Deputy President of the Senate, Senator Barau I. Jibrin, declared that the North West must deliberately reposition itself to shape Nigeria’s economic direction through strong regional institutions rather than fragmented interventions.

Barau said the creation of the North West Development Commission (NWDC) was a strategic response to decades of disjointed development efforts that failed to produce systemic impact across states.

According to him, while the region remains Nigeria’s largest agricultural belt and home to tens of millions of citizens, it continues to battle insecurity, infrastructure deficits, youth unemployment, climate stress and weak access to social services.

“These challenges do not respect state boundaries; therefore, our solutions must rise above them,” he said, stressing that the summit was a call to political coordination and policy coherence.

He assured that the National Assembly would provide the legislative backing and oversight needed for the NWDC to succeed under President Bola Tinubu’s Renewed Hope Agenda.

Barau urged stakeholders to move beyond rhetoric and focus on building systems that would directly improve lives, warning that history would judge leaders by outcomes, not gatherings.

In his welcome address, Chairman of the Senate Committee on the NWDC, Senator Babangida Hussaini, painted a stark picture of a region that once powered Nigeria’s economy through groundnut pyramids, cotton, textiles and hides and skin production but now struggles with poverty and unemployment.

Hussaini noted that despite contributing over 40 per cent of Nigeria’s agricultural output and hosting some of West Africa’s largest markets, the North West ranks high in poverty indices and out-of-school children statistics.

He blamed the situation on years of development pursued in silos — state by state and agency by agency — resulting in duplication without scale and spending without lasting impact.

According to him, insecurity alone now drains the regional economy of billions of naira annually through disrupted farming cycles, lost productivity and capital flight.

He said the establishment of the NWDC and the Ministry of Regional Development signalled a reset, acknowledging that regional problems demand coordinated regional solutions.

Hussaini outlined four priority pillars for the region’s recovery: security and stability, infrastructure and connectivity, agriculture and industrial value addition, and human capital development.

“No economy grows where farmers cannot farm and traders cannot trade,” he said, calling for investment in transport corridors, energy, irrigation, storage and broadband.

He added that processing even a fraction of grains, tomatoes, cotton, hides and livestock within the region could generate massive employment and expand the regional economy.

Chairman of the occasion and former Vice President, Arch. Mohammed Namadi Sambo, reinforced the urgency, saying the NWDC must move beyond documentation to tangible impact in the lives of citizens.
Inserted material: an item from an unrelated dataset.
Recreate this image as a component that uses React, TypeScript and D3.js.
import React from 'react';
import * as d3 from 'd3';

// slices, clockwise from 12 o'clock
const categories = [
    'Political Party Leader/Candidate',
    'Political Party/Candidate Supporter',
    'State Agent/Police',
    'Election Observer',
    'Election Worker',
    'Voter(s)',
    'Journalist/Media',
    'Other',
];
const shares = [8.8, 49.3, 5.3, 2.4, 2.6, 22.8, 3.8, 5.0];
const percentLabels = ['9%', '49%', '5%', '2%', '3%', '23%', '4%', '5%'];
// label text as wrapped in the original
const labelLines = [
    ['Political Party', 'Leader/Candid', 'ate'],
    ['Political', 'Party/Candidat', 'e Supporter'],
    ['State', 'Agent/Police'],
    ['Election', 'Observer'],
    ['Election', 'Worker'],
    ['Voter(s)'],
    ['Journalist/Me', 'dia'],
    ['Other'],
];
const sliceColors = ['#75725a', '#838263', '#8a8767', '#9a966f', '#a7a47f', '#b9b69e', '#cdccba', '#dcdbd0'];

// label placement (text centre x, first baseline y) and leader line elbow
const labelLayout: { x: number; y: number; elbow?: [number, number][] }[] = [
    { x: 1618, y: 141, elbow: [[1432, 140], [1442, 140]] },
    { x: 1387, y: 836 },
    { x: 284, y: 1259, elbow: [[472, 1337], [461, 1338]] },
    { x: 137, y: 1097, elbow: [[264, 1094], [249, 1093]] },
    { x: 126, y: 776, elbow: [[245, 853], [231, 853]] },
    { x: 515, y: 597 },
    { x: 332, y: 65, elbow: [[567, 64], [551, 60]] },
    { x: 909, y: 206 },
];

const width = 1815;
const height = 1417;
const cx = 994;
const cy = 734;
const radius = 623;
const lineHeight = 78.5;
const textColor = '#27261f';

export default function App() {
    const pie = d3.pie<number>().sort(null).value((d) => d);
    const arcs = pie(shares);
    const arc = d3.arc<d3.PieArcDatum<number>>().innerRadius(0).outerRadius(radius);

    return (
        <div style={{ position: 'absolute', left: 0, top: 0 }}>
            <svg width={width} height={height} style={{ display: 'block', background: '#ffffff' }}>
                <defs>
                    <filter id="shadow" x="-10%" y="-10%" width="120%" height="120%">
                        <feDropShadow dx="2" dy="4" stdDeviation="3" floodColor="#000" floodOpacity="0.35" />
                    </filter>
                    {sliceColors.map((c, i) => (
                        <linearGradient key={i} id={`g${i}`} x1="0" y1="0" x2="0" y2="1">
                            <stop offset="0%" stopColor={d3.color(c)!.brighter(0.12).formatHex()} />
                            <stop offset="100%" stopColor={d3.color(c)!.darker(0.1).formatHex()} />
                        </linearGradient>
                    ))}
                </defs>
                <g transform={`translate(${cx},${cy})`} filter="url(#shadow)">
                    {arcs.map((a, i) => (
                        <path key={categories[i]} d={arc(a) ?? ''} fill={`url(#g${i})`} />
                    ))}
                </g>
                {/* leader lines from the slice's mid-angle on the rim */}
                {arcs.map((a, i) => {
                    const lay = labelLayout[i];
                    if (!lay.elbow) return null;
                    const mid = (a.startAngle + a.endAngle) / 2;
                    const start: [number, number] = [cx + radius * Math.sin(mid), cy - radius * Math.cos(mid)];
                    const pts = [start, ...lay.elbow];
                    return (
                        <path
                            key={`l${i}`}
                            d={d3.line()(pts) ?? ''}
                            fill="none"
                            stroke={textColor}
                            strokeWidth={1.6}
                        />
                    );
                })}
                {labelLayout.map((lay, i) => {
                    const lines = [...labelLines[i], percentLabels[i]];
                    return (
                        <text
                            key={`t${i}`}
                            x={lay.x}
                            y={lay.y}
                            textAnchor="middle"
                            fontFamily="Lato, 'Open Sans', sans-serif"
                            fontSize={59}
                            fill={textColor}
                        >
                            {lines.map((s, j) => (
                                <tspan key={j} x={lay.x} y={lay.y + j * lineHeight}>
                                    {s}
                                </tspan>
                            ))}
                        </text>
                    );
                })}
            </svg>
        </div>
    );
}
Sambo explained that the Act establishing the Commission provides a framework for coordinated infrastructure development, economic growth, social transformation and environmental sustainability.

He cited abandoned power projects in Kaduna, including a 250MW thermal plant and a 30MW Gurara hydropower facility left idle for over a decade, as examples of why coordinated planning is critical.

He also referenced the long-delayed multi-purpose dam expected to generate 40MW of electricity, irrigate 35,000 hectares and supply water to Kaduna metropolis as projects that must be unlocked.

The former Vice President called for partnerships with private investors, development partners and power agencies to revive stalled assets and expand renewable energy across the region.

Across the speeches, a common message stood out: the North West’s revival is not a regional favour but a national economic necessity.

Speakers urged governments, lawmakers, development partners, academics and community leaders to ensure that the summit marks a turning point where coordination translates into visible development.

As deliberations began, participants were reminded that the true test of the NWDC would be how effectively it turns dialogue into action and action into measurable improvement in people’s lives.